# Solved: Memorex CD-R won't burn



## barjo4 (Jan 10, 2007)

I bought a stack of Memorex CD-R media and I quickly discovered that on our HP Pavilion a1410y, these will not burn an mp3, no matter what program I use. If I switch to a Staples brand CD-R, it burns normally. I tried the Memorex CD-R blanks in two other desk tops,another HP in W7, and the Dell in W XP and they burned normally.
Thanks, John


----------



## Phantom010 (Mar 9, 2009)

Try burning the Memorex CDs at a slower speed.


----------



## barjo4 (Jan 10, 2007)

Thanks. I went and tried that, lowering the speed to 24X then 16X and no luck. I tried burning this as a data disc and still no luck.


----------



## Phantom010 (Mar 9, 2009)

16X might still be too fast. Try it at very low speed, like 8X or 4X.


----------



## barjo4 (Jan 10, 2007)

I tried that and it worked! I am not understanding why two other PC's don't have this issue.
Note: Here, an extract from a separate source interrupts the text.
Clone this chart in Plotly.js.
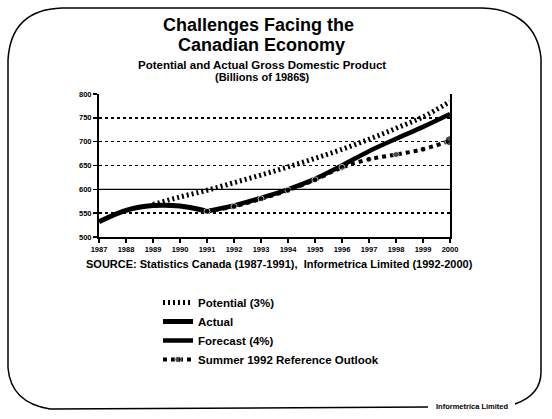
<!DOCTYPE html>
<html>
<head>
<meta charset="utf-8">
<script src="https://cdn.plot.ly/plotly-3.0.1.min.js"></script>
<style>html,body{margin:0;padding:0;background:#fff;}#chart{width:552px;height:419px;}</style>
</head>
<body>
<div id="chart"></div>
<script>
// ---- data ----
const years = [1987,1988,1989,1990,1991,1992,1993,1994,1995,1996,1997,1998,1999,2000];
const tickYears = ["1987","1988","1989","1990","1991","1992","1993","1994","1995","1996","1997","1998","1999","2000"];
const actualYears = [1987,1988,1989,1990,1991];
const actualValues = [532,556,566,565,554];
const potentialYears = [1989,1990,1991,1992,1993,1994,1995,1996,1997,1998,1999,2000];
const potentialValues = [568,584,598,614,630,647,665,684,705,728,752,784];
const forecastYears = [1991,1992,1993,1994,1995,1996,1997,1998,1999,2000];
const forecastValues = [554,566,582,600,622,650,680,706,731,758];
const outlookYears = [1991,1992,1993,1994,1995,1996,1997,1998,1999,2000];
const outlookValues = [554,564,580,598,620,646,663,673,684,702];
const seriesNames = ["Potential (3%)","Actual","Forecast (4%)","Summer 1992 Reference Outlook"];
const yTicks = [500,550,600,650,700,750,800];

// ---- layout helpers ----
const W = 552, H = 419;
const M = {l:99, r:102, t:94, b:182};
const PW = W - M.l - M.r, PH = H - M.t - M.b;
const px2x = p => (p - M.l) / PW;
const py2y = p => (H - M.b - p) / PH;
const FONT = "Liberation Sans, Arial, sans-serif";
const bold = (s, extra) => Object.assign({family: FONT, size: s, color: '#000', weight: 'bold'}, extra || {});

const outlookSizes = outlookValues.map((v, i) => i === outlookValues.length - 1 ? 10 : 6);

const traces = [
  {x: potentialYears, y: potentialValues, name: seriesNames[0], mode: 'lines', legendgroup: 'a',
   line: {color: '#000', width: 5, dash: '2px,3px', shape: 'spline'}},
  {x: actualYears, y: actualValues, name: seriesNames[1], mode: 'lines', legendgroup: 'b',
   line: {color: '#000', width: 5, shape: 'spline'}},
  {x: forecastYears, y: forecastValues, name: seriesNames[2], mode: 'lines', legendgroup: 'c',
   line: {color: '#000', width: 4.5, shape: 'spline'}},
  {x: outlookYears, y: outlookValues, name: seriesNames[3], mode: 'lines+markers', legendgroup: 'd',
   line: {color: '#000', width: 4, dash: 'dot', shape: 'spline'},
   marker: {color: '#000', size: outlookSizes, symbol: 'circle'}}
];

const framePath =
  'M ' + px2x(8) + ',' + py2y(60) +
  ' C ' + px2x(10) + ',' + py2y(25) + ' ' + px2x(30) + ',' + py2y(9) + ' ' + px2x(62) + ',' + py2y(8) +
  ' L ' + px2x(482) + ',' + py2y(8) +
  ' C ' + px2x(518) + ',' + py2y(9) + ' ' + px2x(538) + ',' + py2y(28) + ' ' + px2x(541) + ',' + py2y(58) +
  ' L ' + px2x(541) + ',' + py2y(372) +
  ' C ' + px2x(541) + ',' + py2y(388) + ' ' + px2x(532) + ',' + py2y(398) + ' ' + px2x(515) + ',' + py2y(404);
const frameLeft =
  'M ' + px2x(8) + ',' + py2y(60) +
  ' L ' + px2x(8) + ',' + py2y(368) +
  ' C ' + px2x(10) + ',' + py2y(392) + ' ' + px2x(25) + ',' + py2y(405) + ' ' + px2x(50) + ',' + py2y(409) +
  ' L ' + px2x(428) + ',' + py2y(407);

const layout = {
  width: W, height: H,
  margin: M,
  paper_bgcolor: '#fff', plot_bgcolor: '#fff',
  showlegend: true,
  legend: {x: px2x(158), y: py2y(288), xanchor: 'left', yanchor: 'top', font: bold(11.5),
           tracegroupgap: 0, bgcolor: 'rgba(0,0,0,0)', itemwidth: 30},
  xaxis: {range: [1987, 2000], tickvals: years, ticktext: tickYears, showgrid: false,
          showline: true, linecolor: '#000', linewidth: 2, ticks: 'outside', ticklen: 4,
          tickcolor: '#000', tickwidth: 1.5, tickfont: bold(7.5), zeroline: false, fixedrange: true},
  yaxis: {range: [500, 800], tickvals: yTicks, showgrid: true, gridcolor: '#000', gridwidth: 1.5,
          griddash: 'dot', showline: true, mirror: true, linecolor: '#000', linewidth: 2,
          ticks: 'outside', ticklen: 4, tickcolor: '#000', tickwidth: 1.5, tickfont: bold(7.5),
          zeroline: false, fixedrange: true},
  shapes: [
    {type: 'line', xref: 'paper', yref: 'y', x0: 0, x1: 1, y0: 600, y1: 600, line: {color: '#000', width: 1.2}},
    {type: 'path', xref: 'paper', yref: 'paper', path: framePath, line: {color: '#000', width: 1.5}},
    {type: 'path', xref: 'paper', yref: 'paper', path: frameLeft, line: {color: '#000', width: 1.5}}
  ],
  annotations: [
    {text: 'Challenges Facing the', xref: 'paper', yref: 'paper', x: px2x(258), y: py2y(25), showarrow: false, font: bold(18), xanchor: 'center', yanchor: 'middle'},
    {text: 'Canadian Economy', xref: 'paper', yref: 'paper', x: px2x(261), y: py2y(45), showarrow: false, font: bold(18), xanchor: 'center', yanchor: 'middle'},
    {text: 'Potential and Actual Gross Domestic Product', xref: 'paper', yref: 'paper', x: px2x(262), y: py2y(65), showarrow: false, font: bold(11.5), xanchor: 'center', yanchor: 'middle'},
    {text: '(Billions of 1986$)', xref: 'paper', yref: 'paper', x: px2x(262), y: py2y(77), showarrow: false, font: bold(11), xanchor: 'center', yanchor: 'middle'},
    {text: 'SOURCE: Statistics Canada (1987-1991),  Informetrica Limited (1992-2000)', xref: 'paper', yref: 'paper', x: px2x(279), y: py2y(264), showarrow: false, font: bold(11), xanchor: 'center', yanchor: 'middle'},
    {text: 'Informetrica Limited', xref: 'paper', yref: 'paper', x: px2x(472), y: py2y(406), showarrow: false, font: bold(7.5), xanchor: 'center', yanchor: 'middle'}
  ]
};

Plotly.newPlot('chart', traces, layout, {staticPlot: true, displayModeBar: false});
</script>
</body>
</html>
If I replaced the cd/dvd burner would that allow me to burn at the higher speeds?
Thanks, John


----------



## Phantom010 (Mar 9, 2009)

It's hard to tell but replacing the burner with one similar to the ones on your other PCs should be able to let you burn at higher speeds. There may be a compatibility issue between that burner and the Memorex CDs.


----------



## barjo4 (Jan 10, 2007)

I bought an Asus IDE cd/dvd drive and installed it in the extra drive tray and it burned a memorex CD at 48X speed. I didn't really need to, but the price was right.


----------